Revealing the Nonequilibrium Nature of a Granular Intruder: The Crucial Role of Non-Gaussian Behavior

TL;DR

This paper investigates the nonequilibrium behavior of a granular intruder by analyzing non-Gaussian velocity fluctuations and time-reversal asymmetry, introducing a new coupled-variable model that captures experimental observations across different densities.

Contribution

It introduces a novel model with coupled variables and mixed noise types to describe the nonequilibrium dynamics of a granular intruder, emphasizing non-Gaussian effects.

Findings

The angular velocity shows significant deviations from equilibrium behavior.

The model accurately reproduces experimental results across various densities.
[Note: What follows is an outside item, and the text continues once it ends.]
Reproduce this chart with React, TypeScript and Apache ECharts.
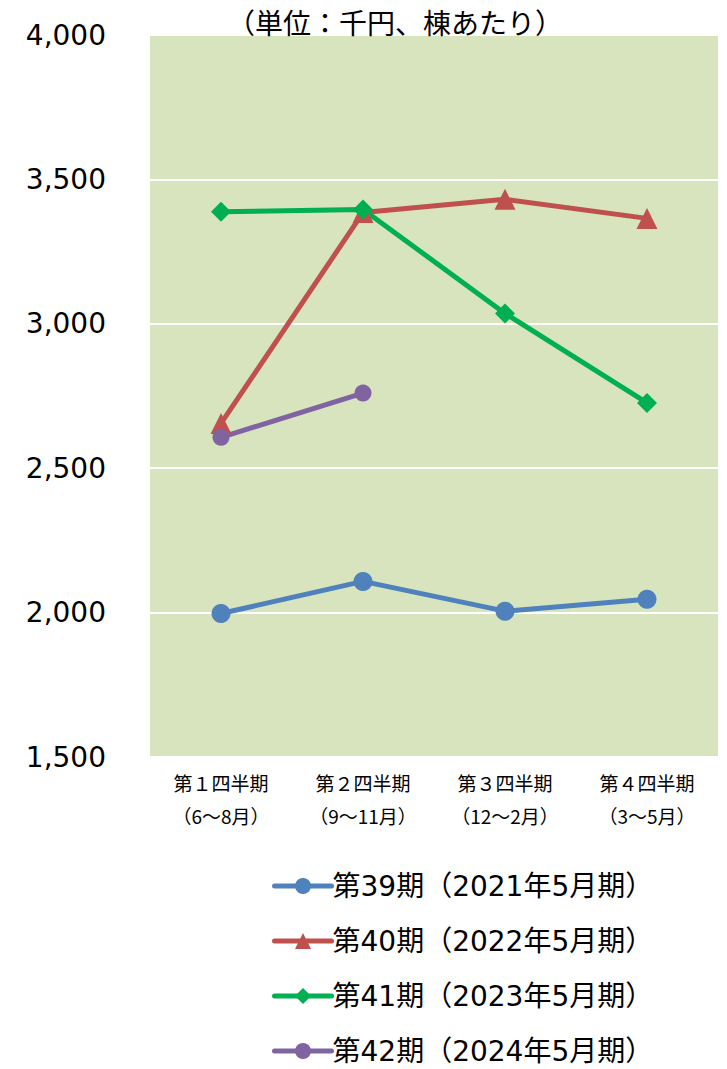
import React, { useEffect, useRef } from "react";
import * as echarts from "echarts";

const categories = ["第１四半期\n（6～8月）", "第２四半期\n（9～11月）", "第３四半期\n（12～2月）", "第４四半期\n（3～5月）"];
const seriesNames = ["第39期（2021年5月期）", "第40期（2022年5月期）", "第41期（2023年5月期）", "第42期（2024年5月期）"];
const s39 = [1997, 2108, 2005, 2046];
const s40 = [2655, 3385, 3431, 3365];
const s41 = [3388, 3396, 3036, 2726];
const s42 = [2607, 2760, null, null];
const yTicks = { min: 1500, max: 4000, interval: 500 };
const title = "（単位：千円、棟あたり）";

const colors = ["#4F81BD", "#C0504D", "#00B050", "#8064A2"];
const symbols = ["circle", "triangle", "diamond", "circle"];
const symbolSizes = [19, 21, 20, 17];

export default function App() {
  const ref = useRef<HTMLDivElement>(null);
  useEffect(() => {
    if (!ref.current) return;
    const chart = echarts.init(ref.current, null, { renderer: "svg" });
    const data = [s39, s40, s41, s42];
    chart.setOption({
      animation: false,
      backgroundColor: "#ffffff",
      title: {
        text: title,
        left: 390,
        top: 3,
        textAlign: "center",
        textStyle: { fontSize: 28, fontWeight: "normal", color: "#000", fontFamily: "Noto Sans CJK JP" },
      },
      grid: {
        left: 150,
        right: 9,
        top: 35,
        bottom: 312,
        show: true,
        backgroundColor: "#D7E4BD",
        borderWidth: 0,
      },
      xAxis: {
        type: "category",
        data: categories,
        boundaryGap: true,
        axisLine: { show: false },
        axisTick: { show: false },
        axisLabel: {
          fontSize: 19,
          lineHeight: 33,
          margin: 9,
          color: "#000",
          fontFamily: "Noto Sans CJK JP",
          interval: 0,
        },
      },
      yAxis: {
        type: "value",
        min: yTicks.min,
        max: yTicks.max,
        interval: yTicks.interval,
        axisLine: { show: false },
        axisTick: { show: false },
        splitLine: { show: true, lineStyle: { color: "#ffffff", width: 2 } },
        axisLabel: {
          fontSize: 28,
          margin: 44,
          color: "#000",
          fontFamily: "DejaVu Sans",
          formatter: (v: number) => String(v).replace(/\B(?=(\d{3})+(?!\d))/g, ","),
        },
      },
      legend: {
        orient: "vertical",
        left: 272,
        top: 872,
        padding: 0,
        itemWidth: 57,
        itemHeight: 20,
        itemGap: 27,
        lineStyle: { width: 5, cap: "round" },
        textStyle: { fontSize: 28, color: "#000", fontFamily: "DejaVu Sans, Noto Sans CJK JP", lineHeight: 28, padding: [0, 0, 0, -4] },
        data: seriesNames,
      },
      series: seriesNames.map((name, i) => ({
        name,
        type: "line",
        data: data[i],
        symbol: symbols[i],
        symbolSize: symbolSizes[i],
        connectNulls: false,
        lineStyle: { color: colors[i], width: 5 },
        itemStyle: { color: colors[i] },
      })),
    });
    return () => chart.dispose();
  }, []);
  return <div ref={ref} style={{ position: "absolute", left: 0, top: 0, width: 727, height: 1069 }} />;
}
Non-Gaussian velocity increments are crucial for understanding the system's irreversibility.

Abstract

The characterization of the distance from equilibrium is a debated problem in particular in the treatment of experimental signals. If the signal is a 1-dimensional time-series, such a goal becomes challenging. A paradigmatic example is the angular diffusion of a rotator immersed in a vibro-fluidized granular gas. Here, we experimentally observe that the rotator's angular velocity exhibits significative differences with respect to an equilibrium process. Exploiting the presence of two relevant time-scales and non-Gaussian velocity increments, we quantify the breakdown of time-reversal asymmetry, which would vanish in the case of a 1D Gaussian process. We deduce a new model for the massive probe, with two linearly coupled variables, incorporating both Gaussian and Poissonian noise, the latter motivated by the rarefied collisions with the granular bath particles. Our model reproduces the experiment in a range of densities, from dilute to moderately dense, with a meaningful dependence of the parameters on the density. We believe the framework proposed here opens the way to a more consistent and meaningful treatment of out-of-equilibrium and dissipative systems.